How Motorcycles Work:
- Motorcyclists lean to make turns
- Riders shift their body in the seat for proper angle and balance.
- Turning with the handlebars only happens at low speed.
- At a stop, the rider puts his or her feet down to keep the bike upright.
- The rider uses hands and feet to shift gears and brake.
- Tires, exhaust, and engine parts get very hot.
- Wear a good helmet that fits you snugly without being tight. It should not move around on your head.
- Wear tough (leather, kevlar) clothing that blocks wind. Even if it’s summer, wind is always cold.
- Don’t forget ankle‐supporting boots and gloves.
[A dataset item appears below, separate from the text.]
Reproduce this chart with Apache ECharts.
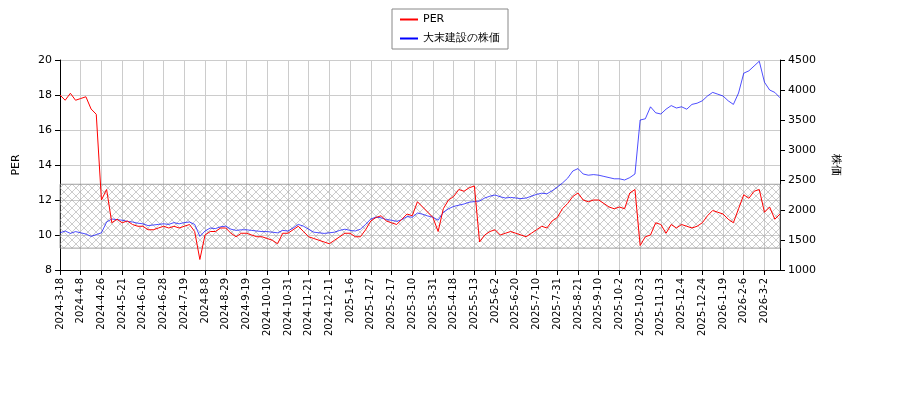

- No loose, flapping clothing, jewelry, or ponytails. Keep it tucked snugly or do without.
On the Road:
- Mount when told by grabbing the rider’s shoulder, putting your left foot on the left peg, and swinging your right leg over the bike. Sit down on the passenger seat and get centered. Give the “Ok” only when ready.
- The rider may have you hug their waist, put your hands in their pockets, or hold a strap to stay secure.
- You and the rider should be “one unit” – stay with their body: don’t lean more than them, but don’t resist leaning.
- In turns, look over the rider’s inside shoulder in the direction of the turn.
- Keep your feet & weight on the pegs at all times, even when stopped.
- Try to keep your back upright when braking and avoid knocking helmets together.
- Ask before you move: wait for the rider’s “Ok” before you get on or dismount, change position, or grip.
- Plan a “shoulder tap” signal if you need to stop or are uncomfortable.
- Ask what route you’ll be taking, at what speeds, and how often you’ll stop. You have a right to know!
- Smile, wave to children and onlookers, and show the world you’re having a good time!